Exercise instructions. Using the data below, repeat all of it precisely.

Recorded data.

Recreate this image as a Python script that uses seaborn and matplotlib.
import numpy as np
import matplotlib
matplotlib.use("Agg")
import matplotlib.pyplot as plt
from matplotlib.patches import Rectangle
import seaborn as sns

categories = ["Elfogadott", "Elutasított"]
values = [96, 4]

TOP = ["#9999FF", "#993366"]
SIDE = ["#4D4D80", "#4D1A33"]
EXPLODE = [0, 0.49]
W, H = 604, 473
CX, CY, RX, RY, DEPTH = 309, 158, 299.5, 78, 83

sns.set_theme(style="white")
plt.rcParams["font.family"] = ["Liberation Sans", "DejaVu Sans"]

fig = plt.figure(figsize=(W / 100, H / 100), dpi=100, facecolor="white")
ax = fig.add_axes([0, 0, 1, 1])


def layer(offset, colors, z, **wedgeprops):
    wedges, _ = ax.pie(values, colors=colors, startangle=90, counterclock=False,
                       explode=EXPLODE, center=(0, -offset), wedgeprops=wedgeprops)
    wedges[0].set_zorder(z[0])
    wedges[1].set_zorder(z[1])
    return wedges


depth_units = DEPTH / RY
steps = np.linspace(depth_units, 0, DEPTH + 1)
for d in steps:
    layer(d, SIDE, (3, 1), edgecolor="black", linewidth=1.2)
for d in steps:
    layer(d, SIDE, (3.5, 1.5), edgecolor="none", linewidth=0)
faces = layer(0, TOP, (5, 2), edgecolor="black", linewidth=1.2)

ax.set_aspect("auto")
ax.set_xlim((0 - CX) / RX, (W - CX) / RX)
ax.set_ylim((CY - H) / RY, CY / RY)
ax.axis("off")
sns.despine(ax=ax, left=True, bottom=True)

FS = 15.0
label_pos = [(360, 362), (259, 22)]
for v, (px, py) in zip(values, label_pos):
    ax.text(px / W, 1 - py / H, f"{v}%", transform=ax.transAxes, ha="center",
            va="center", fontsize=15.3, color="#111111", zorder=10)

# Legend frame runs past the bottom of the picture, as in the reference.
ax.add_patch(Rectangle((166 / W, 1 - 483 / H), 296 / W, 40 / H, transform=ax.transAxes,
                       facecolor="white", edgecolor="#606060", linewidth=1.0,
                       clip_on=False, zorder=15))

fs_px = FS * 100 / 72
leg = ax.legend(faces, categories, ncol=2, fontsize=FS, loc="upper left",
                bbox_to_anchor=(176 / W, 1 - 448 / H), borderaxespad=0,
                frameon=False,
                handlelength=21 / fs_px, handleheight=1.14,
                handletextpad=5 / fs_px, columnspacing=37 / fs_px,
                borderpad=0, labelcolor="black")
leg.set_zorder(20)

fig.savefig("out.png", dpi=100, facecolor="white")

Solution.
Recreate this image as a Python script that uses seaborn and matplotlib.
import numpy as np
import matplotlib
matplotlib.use("Agg")
import matplotlib.pyplot as plt
from matplotlib.patches import Rectangle
import seaborn as sns

categories = ["Elfogadott", "Elutasított"]
values = [96, 4]

TOP = ["#9999FF", "#993366"]
SIDE = ["#4D4D80", "#4D1A33"]
EXPLODE = [0, 0.49]
W, H = 604, 473
CX, CY, RX, RY, DEPTH = 309, 158, 299.5, 78, 83

sns.set_theme(style="white")
plt.rcParams["font.family"] = ["Liberation Sans", "DejaVu Sans"]

fig = plt.figure(figsize=(W / 100, H / 100), dpi=100, facecolor="white")
ax = fig.add_axes([0, 0, 1, 1])


def layer(offset, colors, z, **wedgeprops):
    wedges, _ = ax.pie(values, colors=colors, startangle=90, counterclock=False,
                       explode=EXPLODE, center=(0, -offset), wedgeprops=wedgeprops)
    wedges[0].set_zorder(z[0])
    wedges[1].set_zorder(z[1])
    return wedges


depth_units = DEPTH / RY
steps = np.linspace(depth_units, 0, DEPTH + 1)
for d in steps:
    layer(d, SIDE, (3, 1), edgecolor="black", linewidth=1.2)
for d in steps:
    layer(d, SIDE, (3.5, 1.5), edgecolor="none", linewidth=0)
faces = layer(0, TOP, (5, 2), edgecolor="black", linewidth=1.2)

ax.set_aspect("auto")
ax.set_xlim((0 - CX) / RX, (W - CX) / RX)
ax.set_ylim((CY - H) / RY, CY / RY)
ax.axis("off")
sns.despine(ax=ax, left=True, bottom=True)

FS = 15.0
label_pos = [(360, 362), (259, 22)]
for v, (px, py) in zip(values, label_pos):
    ax.text(px / W, 1 - py / H, f"{v}%", transform=ax.transAxes, ha="center",
            va="center", fontsize=15.3, color="#111111", zorder=10)

# Legend frame runs past the bottom of the picture, as in the reference.
ax.add_patch(Rectangle((166 / W, 1 - 483 / H), 296 / W, 40 / H, transform=ax.transAxes,
                       facecolor="white", edgecolor="#606060", linewidth=1.0,
                       clip_on=False, zorder=15))

fs_px = FS * 100 / 72
leg = ax.legend(faces, categories, ncol=2, fontsize=FS, loc="upper left",
                bbox_to_anchor=(176 / W, 1 - 448 / H), borderaxespad=0,
                frameon=False,
                handlelength=21 / fs_px, handleheight=1.14,
                handletextpad=5 / fs_px, columnspacing=37 / fs_px,
                borderpad=0, labelcolor="black")
leg.set_zorder(20)

fig.savefig("out.png", dpi=100, facecolor="white")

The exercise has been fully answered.